### Work to be completed
Leaving out every picture, copy the lines of the data exactly, from the first through the line containing "labels = ['Multiple".

— begin Given material —

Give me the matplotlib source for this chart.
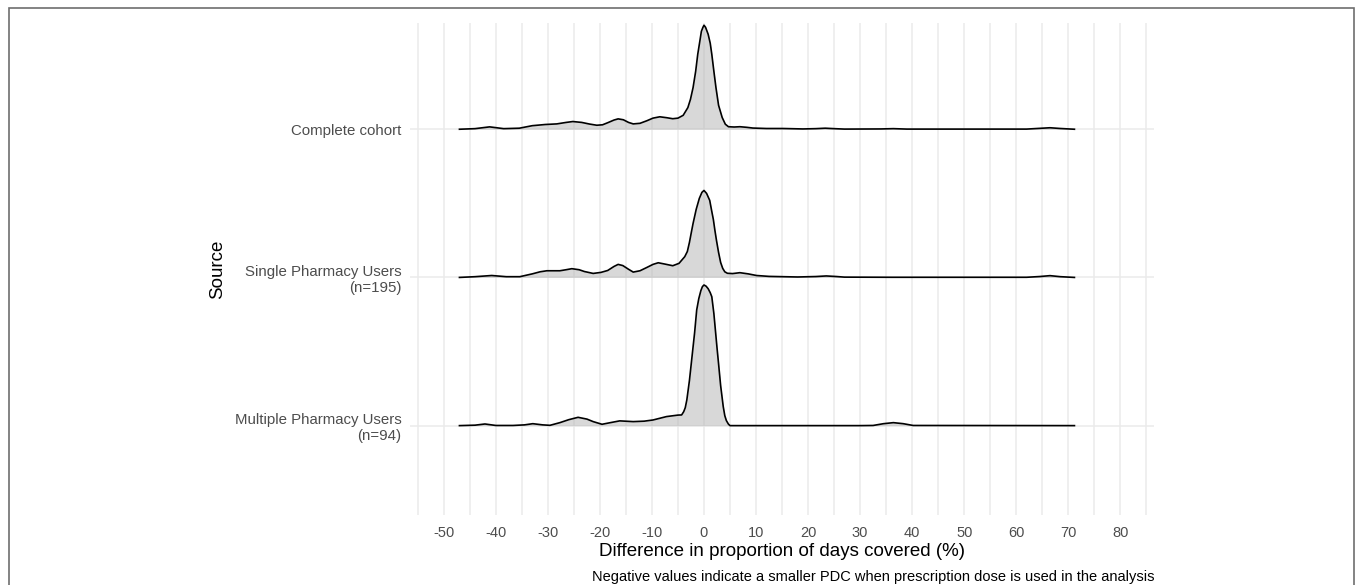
import matplotlib.pyplot as plt
from matplotlib.patches import Rectangle

plt.rcParams['font.family'] = ['Liberation Sans', 'DejaVu Sans']
plt.rcParams['axes.unicode_minus'] = False

# ridge labels, bottom to top
labels = ['Multiple Pharmacy Users\n(n=94)', 'Single Pharmacy Users\n(n=195)', 'Complete cohort']

# density outlines (x in %, height in row units)
complete_x = [-47, -44, -41.2, -38.5, -35.5, -33, -30.5, -28.3, -26.5, -25.2, -23.5, -22, -20.6, -19.5,
              -18.5, -17.3, -16.5, -15.5, -14.5, -13.6, -12.3, -11, -9.8, -8.5, -7.2, -6, -5, -4,
              -3.1, -2.6, -2.1, -1.6, -1.2, -0.8, -0.5, -0.2, 0, 0.3, 0.8, 1.2, 1.5, 1.9, 2.3, 2.8,
              3.5, 4.1, 4.7, 5.8, 6.9, 8.2, 9.4, 12, 15.2, 19, 21.5, 23.3, 25, 27, 34, 36.4, 39, 45,
              62, 64.5, 66.5, 68.5, 71.2]
complete_h = [0, 0.004, 0.016, 0.004, 0.007, 0.024, 0.032, 0.036, 0.046, 0.052, 0.046, 0.035, 0.027, 0.030,
              0.044, 0.062, 0.070, 0.064, 0.046, 0.036, 0.040, 0.057, 0.075, 0.084, 0.078, 0.071, 0.075, 0.094,
              0.146, 0.202, 0.281, 0.391, 0.506, 0.594, 0.661, 0.688, 0.702, 0.688, 0.641, 0.580, 0.506, 0.391,
              0.281, 0.162, 0.079, 0.034, 0.017, 0.015, 0.017, 0.013, 0.008, 0.005, 0.005, 0.002, 0.004, 0.007,
              0.004, 0.001, 0.002, 0.004, 0.001, 0.001, 0.001, 0.006, 0.010, 0.005, 0]

single_x = [-47, -44, -40.8, -38, -35.4, -33, -31.5, -30.2, -27.7, -26.5, -25.4, -24, -23, -21.3,
            -19.8, -18.5, -17.3, -16.5, -15.6, -14.5, -13.6, -12.3, -11, -9.8, -8.8, -7.5, -6, -4.8,
            -3.7, -3.2, -2.8, -2.4, -2.1, -1.5, -0.9, -0.4, 0, 0.5, 1.1, 1.5, 1.8, 2.1, 2.4, 2.8, 3.2,
            3.6, 4, 4.5, 5.5, 6.9, 8.5, 10.1, 12.5, 15.2, 18, 21.5, 23.5, 25.5, 27, 36, 45, 62, 64.5,
            66.5, 68.5, 71.2]
single_h = [0, 0.005, 0.013, 0.005, 0.005, 0.024, 0.038, 0.045, 0.045, 0.052, 0.059, 0.052, 0.040, 0.027,
            0.034, 0.047, 0.074, 0.088, 0.080, 0.055, 0.036, 0.045, 0.067, 0.088, 0.099, 0.090, 0.079, 0.095,
            0.140, 0.175, 0.236, 0.310, 0.364, 0.459, 0.533, 0.574, 0.587, 0.567, 0.520, 0.445, 0.391, 0.317,
            0.250, 0.169, 0.101, 0.061, 0.038, 0.028, 0.026, 0.032, 0.024, 0.013, 0.007, 0.005, 0.003, 0.006,
            0.010, 0.006, 0.002, 0.001, 0.001, 0.001, 0.006, 0.012, 0.005, 0]

multiple_x = [-47, -44, -42.1, -40, -36.7, -34.5, -32.9, -31, -29.6, -27.7, -26, -24.2, -22.5, -21.3,
              -19.6, -18, -16.2, -13.6, -11.5, -9.8, -7.2, -5, -4.3, -3.9, -3.6, -3.3, -2.8, -2.3, -1.8,
              -1.4, -1.0, -0.6, -0.3, 0, 0.4, 0.8, 1.2, 1.5, 1.9, 2.2, 2.5, 2.8, 3.2, 3.7, 4.0, 4.3,
              4.7, 5, 30, 32.5, 34.5, 36.4, 38.3, 40.2, 71.2]
multiple_h = [0, 0.003, 0.011, 0.001, 0.001, 0.005, 0.013, 0.005, 0.002, 0.020, 0.040, 0.056, 0.044, 0.027,
              0.009, 0.020, 0.032, 0.027, 0.030, 0.038, 0.061, 0.071, 0.072, 0.094, 0.121, 0.173, 0.304, 0.466,
              0.628, 0.781, 0.857, 0.911, 0.938, 0.949, 0.941, 0.924, 0.897, 0.870, 0.756, 0.641, 0.526, 0.418,
              0.270, 0.128, 0.067, 0.034, 0.010, 0, 0, 0.001, 0.013, 0.020, 0.013, 0.001, 0]

ridges = [(multiple_x, multiple_h), (single_x, single_h), (complete_x, complete_h)]

fig = plt.figure(figsize=(13.55, 5.85), dpi=100)
ax = fig.add_axes([0.3026, 0.1197, 0.5491, 0.841])

# draw from the top row down so lower ridges sit in front
for i in range(len(ridges) - 1, -1, -1):
    xs, hs = ridges[i]
    base = i + 1
    top = [base + h for h in hs]
    ax.fill_between(xs, base, top, color='#b3b3b3', alpha=0.5, lw=0, zorder=3 + 2 * (3 - i))
    ax.plot(xs, top, color='black', lw=1.2, zorder=4 + 2 * (3 - i), solid_joinstyle='round')

ax.set_xlim(-56.5, 86.5)
ax.set_ylim(0.397, 3.717)
ax.set_xticks(range(-50, 81, 10))
ax.set_xticks(range(-55, 86, 10), minor=True)
ax.set_yticks([1, 2, 3])
ax.set_yticklabels(labels, ha='right', multialignment='right')
ax.grid(True, which='both', color='#ebebeb', lw=1.1, zorder=0)
ax.set_axisbelow(True)
for s in ax.spines.values():
    s.set_visible(False)
ax.tick_params(which='both', length=0)
ax.tick_params(axis='x', pad=8, labelsize=10.5, labelcolor='#4d4d4d')
ax.tick_params(axis='y', pad=6, labelsize=10.8, labelcolor='#4d4d4d')

ax.set_xlabel('Difference in proportion of days covered (%)', fontsize=13.5, labelpad=2)
ax.set_ylabel('Source', fontsize=13.5, labelpad=6)

fig.text(1154 / 1355, 1 - 577 / 585,
         'Negative values indicate a smaller PDC when prescription dose is used in the analysis',
         ha='right', va='center', fontsize=10.5)

# thin frame around the image
fig.add_artist(Rectangle((9 / 1355, -0.1), 1345 / 1355, 1.1 - 8 / 585, transform=fig.transFigure,
                         fill=False, edgecolor='#6e6e6e', lw=1.2))

fig.savefig('out.png', dpi=100)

— end Given material —

### Task response
Give me the matplotlib source for this chart.
import matplotlib.pyplot as plt
from matplotlib.patches import Rectangle

plt.rcParams['font.family'] = ['Liberation Sans', 'DejaVu Sans']
plt.rcParams['axes.unicode_minus'] = False

# ridge labels, bottom to top
labels = ['Multiple Pharmacy Users\n(n=94)', 'Single Pharmacy Users\n(n=195)', 'Complete cohort']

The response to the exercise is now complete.